Melania Warns America Must Win AI Race

First Lady Melania Trump went public Monday with a blunt warning: if American schools keep treating AI like a threat, China wins.

Writing in a Fox News op-ed, Melania said the U.S. needs to stop the fearmongering and get kids fluent in artificial intelligence before it’s too late. “The naysayers must stop wasting their time fearmongering about robots,” she wrote. “We should embrace AI now to ensure America’s children outpace the global community.”

The op-ed landed the same week she hosted the Fostering the Future Together global coalition summit. Forty-five nations showed up at the White House and State Department on March 24 and 25. Twenty-eight tech companies joined. Each delegation walked through how their country plans to get kids ready for an AI-driven economy.

Melania’s pitch centers on a simple argument: AI is the “great equalizer.” Rich families have always been able to buy private tutors, test prep, specialized programs. Most families can’t. AI-powered tutoring tools change that math entirely. Any kid, anywhere, can get personalized help whenever they need it.

“Students in remote or under-resourced communities can access expert explanations at any time,” she wrote. “AI democratizes education and provides children in underserved communities equal access to the best caliber of academics.”

“If America’s children are not fluent in AI, they will fall behind,” she emphasized. “We will all fall behind.”

She also pushed back on the teacher replacement panic. Teachers aren’t going anywhere. AI handles busywork, personalizes lessons, and frees up educators to do what machines can’t: mentor, inspire, build character.
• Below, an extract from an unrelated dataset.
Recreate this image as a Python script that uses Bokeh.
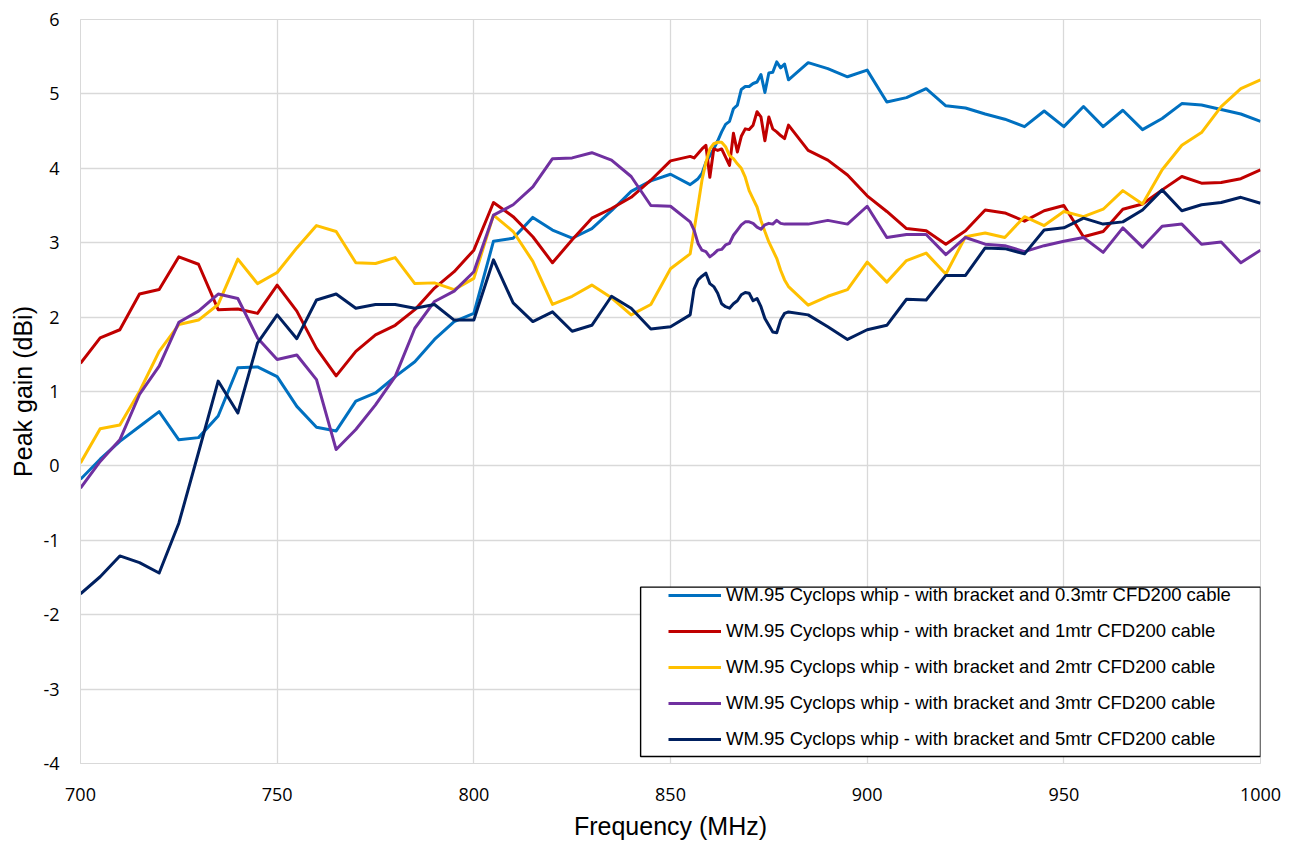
from bokeh.plotting import figure
from bokeh.models import Range1d, FixedTicker, Legend, LegendItem, BoxAnnotation, PrintfTickFormatter
from bokeh.embed import file_html
from bokeh.resources import INLINE

freq = list(range(700, 856, 5)) + list(range(856, 881, 1)) + list(range(885, 1001, 5))

gain_03m = [-0.18, 0.09, 0.33, 0.53, 0.73, 0.35, 0.38, 0.67, 1.32, 1.33,
            1.20, 0.80, 0.52, 0.47, 0.87, 0.98, 1.20, 1.40, 1.70, 1.94,
            2.05, 3.02, 3.06, 3.34, 3.17, 3.06, 3.19, 3.43, 3.69, 3.83,
            3.92, 3.78,
            3.82, 3.86, 3.93, 4.08, 4.17, 4.26, 4.37, 4.49, 4.59, 4.63,
            4.80, 4.85, 5.06, 5.10, 5.10, 5.14, 5.16, 5.26, 5.02, 5.28,
            5.29, 5.43, 5.35, 5.40, 5.19,
            5.42, 5.34, 5.23, 5.32, 4.89, 4.95, 5.07, 4.84, 4.81, 4.73,
            4.66, 4.56, 4.77, 4.56, 4.83, 4.56, 4.78, 4.52, 4.67, 4.87,
            4.85, 4.79, 4.73, 4.63]

gain_1m = [1.38, 1.72, 1.83, 2.31, 2.37, 2.81, 2.71, 2.10, 2.11, 2.05,
           2.43, 2.08, 1.58, 1.21, 1.54, 1.76, 1.89, 2.10, 2.39, 2.61,
           2.90, 3.54, 3.35, 3.08, 2.73, 3.04, 3.33, 3.46, 3.61, 3.84,
           4.10, 4.16,
           4.14, 4.20, 4.26, 4.31, 3.88, 4.26, 4.24, 4.26, 4.15, 4.04,
           4.47, 4.22, 4.43, 4.53, 4.52, 4.58, 4.76, 4.69, 4.37, 4.69,
           4.53, 4.49, 4.44, 4.40, 4.58,
           4.24, 4.11, 3.91, 3.63, 3.42, 3.19, 3.16, 2.98, 3.16, 3.44,
           3.40, 3.29, 3.43, 3.50, 3.08, 3.15, 3.45, 3.52, 3.71, 3.89,
           3.80, 3.81, 3.86, 3.98]

gain_2m = [0.04, 0.50, 0.55, 1.00, 1.54, 1.90, 1.96, 2.17, 2.78, 2.45,
           2.60, 2.93, 3.23, 3.15, 2.73, 2.72, 2.80, 2.45, 2.46, 2.37,
           2.52, 3.37, 3.15, 2.75, 2.17, 2.28, 2.43, 2.26, 2.03, 2.17,
           2.65, 2.85,
           3.17, 3.50, 3.84, 4.08, 4.26, 4.33, 4.35, 4.35, 4.29, 4.17,
           4.13, 4.06, 4.00, 3.88, 3.70, 3.59, 3.48, 3.30, 3.15, 3.01,
           2.90, 2.79, 2.63, 2.50, 2.41,
           2.16, 2.28, 2.37, 2.74, 2.47, 2.76, 2.86, 2.58, 3.08, 3.13,
           3.07, 3.35, 3.23, 3.42, 3.35, 3.45, 3.70, 3.52, 3.98, 4.31,
           4.48, 4.83, 5.07, 5.19]

gain_3m = [-0.30, 0.06, 0.35, 0.96, 1.34, 1.93, 2.08, 2.31, 2.25, 1.72,
           1.43, 1.49, 1.16, 0.22, 0.49, 0.82, 1.20, 1.85, 2.21, 2.35,
           2.61, 3.37, 3.51, 3.75, 4.13, 4.14, 4.21, 4.11, 3.89, 3.50,
           3.49, 3.28,
           3.17, 2.99, 2.90, 2.88, 2.81, 2.85, 2.90, 2.91, 2.97, 2.99,
           3.10, 3.17, 3.24, 3.28, 3.28, 3.26, 3.21, 3.18, 3.24, 3.26,
           3.25, 3.30, 3.26, 3.25, 3.25,
           3.25, 3.30, 3.25, 3.49, 3.07, 3.11, 3.11, 2.84, 3.07, 2.98,
           2.96, 2.88, 2.96, 3.02, 3.07, 2.87, 3.20, 2.94, 3.22, 3.25,
           2.98, 3.01, 2.73, 2.90]

gain_5m = [-1.72, -1.49, -1.21, -1.30, -1.44, -0.77, 0.18, 1.14, 0.71, 1.65,
           2.03, 1.71, 2.23, 2.31, 2.12, 2.17, 2.17, 2.12, 2.17, 1.96,
           1.96, 2.77, 2.19, 1.94, 2.07, 1.81, 1.89, 2.28, 2.12, 1.84,
           1.87, 2.03,
           2.38, 2.50, 2.55, 2.59, 2.45, 2.41, 2.32, 2.18, 2.14, 2.12,
           2.18, 2.22, 2.30, 2.33, 2.32, 2.22, 2.25, 2.14, 1.98, 1.89,
           1.80, 1.79, 1.96, 2.05, 2.07,
           2.03, 1.87, 1.70, 1.83, 1.89, 2.24, 2.23, 2.56, 2.56, 2.93,
           2.92, 2.85, 3.17, 3.20, 3.33, 3.25, 3.28, 3.44, 3.71, 3.43,
           3.51, 3.54, 3.61, 3.53]

labels = [
    "WM.95 Cyclops whip - with bracket and 0.3mtr CFD200 cable",
    "WM.95 Cyclops whip - with bracket and 1mtr CFD200 cable",
    "WM.95 Cyclops whip - with bracket and 2mtr CFD200 cable",
    "WM.95 Cyclops whip - with bracket and 3mtr CFD200 cable",
    "WM.95 Cyclops whip - with bracket and 5mtr CFD200 cable",
]
series = [gain_03m, gain_1m, gain_2m, gain_3m, gain_5m]
colors = ["#0070C0", "#C00000", "#FFC000", "#7030A0", "#002060"]

x_ticks = [700, 750, 800, 850, 900, 950, 1000]
y_ticks = [-4, -3, -2, -1, 0, 1, 2, 3, 4, 5, 6]

grid_color = "#D9D9D9"

p = figure(width=1292, height=843, output_backend="svg", toolbar_location=None,
           x_range=Range1d(700, 1000), y_range=Range1d(-4, 6),
           min_border_left=80, min_border_right=32, min_border_top=19,
           min_border_bottom=80)

p.outline_line_color = grid_color
p.background_fill_color = "white"
p.border_fill_color = "white"

for ax in (p.xaxis[0], p.yaxis[0]):
    ax.axis_line_color = grid_color
    ax.major_tick_line_color = None
    ax.minor_tick_line_color = None
    ax.major_label_text_font = "Open Sans"
    ax.major_label_text_font_size = "18px"
    ax.major_label_text_color = "#000000"
    ax.axis_label_text_font = "Liberation Sans"
    ax.axis_label_text_font_size = "25px"
    ax.axis_label_text_font_style = "normal"
    ax.axis_label_text_color = "#000000"
    ax.formatter = PrintfTickFormatter(format="%d")

p.xaxis[0].ticker = FixedTicker(ticks=x_ticks)
p.yaxis[0].ticker = FixedTicker(ticks=y_ticks)
p.xaxis[0].axis_label = "Frequency (MHz)"
p.yaxis[0].axis_label = "Peak gain (dBi)"
p.xaxis[0].major_label_standoff = 18
p.xaxis[0].axis_label_standoff = 8
p.yaxis[0].major_label_standoff = 15
p.yaxis[0].axis_label_standoff = 3

p.xgrid[0].ticker = FixedTicker(ticks=x_ticks)
p.ygrid[0].ticker = FixedTicker(ticks=y_ticks)
p.xgrid[0].grid_line_color = grid_color
p.ygrid[0].grid_line_color = grid_color
p.xgrid[0].grid_line_width = 1.3
p.ygrid[0].grid_line_width = 1.3

items = []
for lab, ys, col in zip(labels, series, colors):
    r = p.line(freq, ys, line_color=col, line_width=3, line_join="round")
    items.append(LegendItem(label=lab, renderers=[r]))

# legend frame (white box with black border)
box = BoxAnnotation(left=842.4, right=1000, top=-1.63, bottom=-3.905,
                    fill_color="white", fill_alpha=1.0,
                    line_color="black", line_alpha=1.0, line_width=1.4)
p.add_layout(box)

legend = Legend(items=items, location=(582, 7),
                padding=6, spacing=14, margin=0,
                glyph_width=53, glyph_height=20, label_height=20,
                label_standoff=5,
                label_text_font="Liberation Sans", label_text_font_size="18.5px",
                label_text_color="#000000",
                border_line_alpha=0, background_fill_alpha=0)
p.add_layout(legend, "center")

open("out.html", "w").write(file_html(p, INLINE))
Melania tied it all to the printing press, computers, the internet. Every time a new technology hit schools, someone panicked. Every time, the technology won. AI is next.

She’s been here before. Back in 2017, she was sounding alarms about cyberbullying and digital safety when most people weren’t listening. “My ideas were wrongfully deemed trivial and inconsequential,” she wrote. Today, every parent deals with those issues.